Supplied information -

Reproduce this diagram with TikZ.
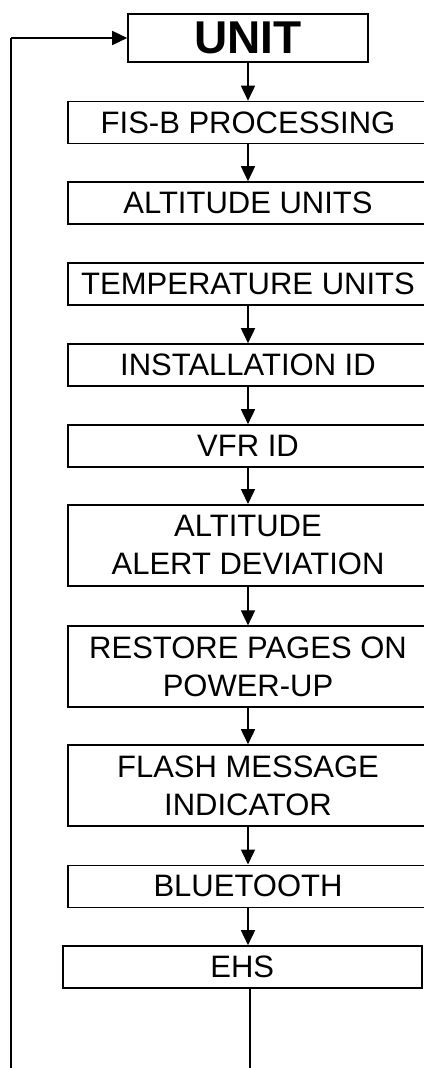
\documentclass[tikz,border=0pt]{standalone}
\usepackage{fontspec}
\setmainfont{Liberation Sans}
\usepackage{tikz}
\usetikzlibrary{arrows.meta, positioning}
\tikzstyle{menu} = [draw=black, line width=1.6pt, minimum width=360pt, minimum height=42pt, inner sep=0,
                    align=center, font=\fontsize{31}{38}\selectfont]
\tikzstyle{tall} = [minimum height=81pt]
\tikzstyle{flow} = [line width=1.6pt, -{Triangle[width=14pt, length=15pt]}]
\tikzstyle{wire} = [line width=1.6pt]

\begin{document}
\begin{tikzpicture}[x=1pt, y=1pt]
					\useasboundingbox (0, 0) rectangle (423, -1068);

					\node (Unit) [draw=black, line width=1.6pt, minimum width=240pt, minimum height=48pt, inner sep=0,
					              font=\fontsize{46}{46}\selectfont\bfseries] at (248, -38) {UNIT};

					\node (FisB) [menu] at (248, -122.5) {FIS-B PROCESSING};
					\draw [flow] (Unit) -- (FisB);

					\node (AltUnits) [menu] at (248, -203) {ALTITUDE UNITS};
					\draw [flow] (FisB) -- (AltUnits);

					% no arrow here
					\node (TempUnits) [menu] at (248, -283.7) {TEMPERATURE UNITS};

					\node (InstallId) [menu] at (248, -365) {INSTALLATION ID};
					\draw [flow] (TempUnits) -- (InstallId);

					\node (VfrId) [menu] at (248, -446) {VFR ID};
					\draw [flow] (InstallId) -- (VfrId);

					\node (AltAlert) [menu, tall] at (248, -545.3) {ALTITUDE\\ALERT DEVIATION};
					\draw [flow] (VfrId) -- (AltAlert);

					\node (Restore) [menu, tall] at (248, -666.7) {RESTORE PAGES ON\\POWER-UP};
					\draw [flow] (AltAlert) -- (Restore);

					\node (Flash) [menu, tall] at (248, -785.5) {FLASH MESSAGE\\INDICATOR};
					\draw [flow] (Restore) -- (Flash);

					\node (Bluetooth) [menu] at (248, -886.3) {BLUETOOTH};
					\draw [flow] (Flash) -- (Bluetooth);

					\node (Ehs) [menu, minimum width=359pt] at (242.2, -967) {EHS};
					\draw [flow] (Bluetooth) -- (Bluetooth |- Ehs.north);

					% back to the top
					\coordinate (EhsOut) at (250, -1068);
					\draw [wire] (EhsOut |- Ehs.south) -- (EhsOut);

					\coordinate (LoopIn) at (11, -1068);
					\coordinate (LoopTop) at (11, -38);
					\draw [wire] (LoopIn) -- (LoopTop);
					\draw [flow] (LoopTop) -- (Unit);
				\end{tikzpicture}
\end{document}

Task objective - Only the lines from the start of the material through the line containing "(TempUnits) -- (InstallId);" should be transcribed. Pictures stay out.

Exercise solution -
Reproduce this diagram with TikZ.
\documentclass[tikz,border=0pt]{standalone}
\usepackage{fontspec}
\setmainfont{Liberation Sans}
\usepackage{tikz}
\usetikzlibrary{arrows.meta, positioning}
\tikzstyle{menu} = [draw=black, line width=1.6pt, minimum width=360pt, minimum height=42pt, inner sep=0,
                    align=center, font=\fontsize{31}{38}\selectfont]
\tikzstyle{tall} = [minimum height=81pt]
\tikzstyle{flow} = [line width=1.6pt, -{Triangle[width=14pt, length=15pt]}]
\tikzstyle{wire} = [line width=1.6pt]

\begin{document}
\begin{tikzpicture}[x=1pt, y=1pt]
					\useasboundingbox (0, 0) rectangle (423, -1068);

					\node (Unit) [draw=black, line width=1.6pt, minimum width=240pt, minimum height=48pt, inner sep=0,
					              font=\fontsize{46}{46}\selectfont\bfseries] at (248, -38) {UNIT};

					\node (FisB) [menu] at (248, -122.5) {FIS-B PROCESSING};
					\draw [flow] (Unit) -- (FisB);

					\node (AltUnits) [menu] at (248, -203) {ALTITUDE UNITS};
					\draw [flow] (FisB) -- (AltUnits);

					% no arrow here
					\node (TempUnits) [menu] at (248, -283.7) {TEMPERATURE UNITS};

					\node (InstallId) [menu] at (248, -365) {INSTALLATION ID};
					\draw [flow] (TempUnits) -- (InstallId);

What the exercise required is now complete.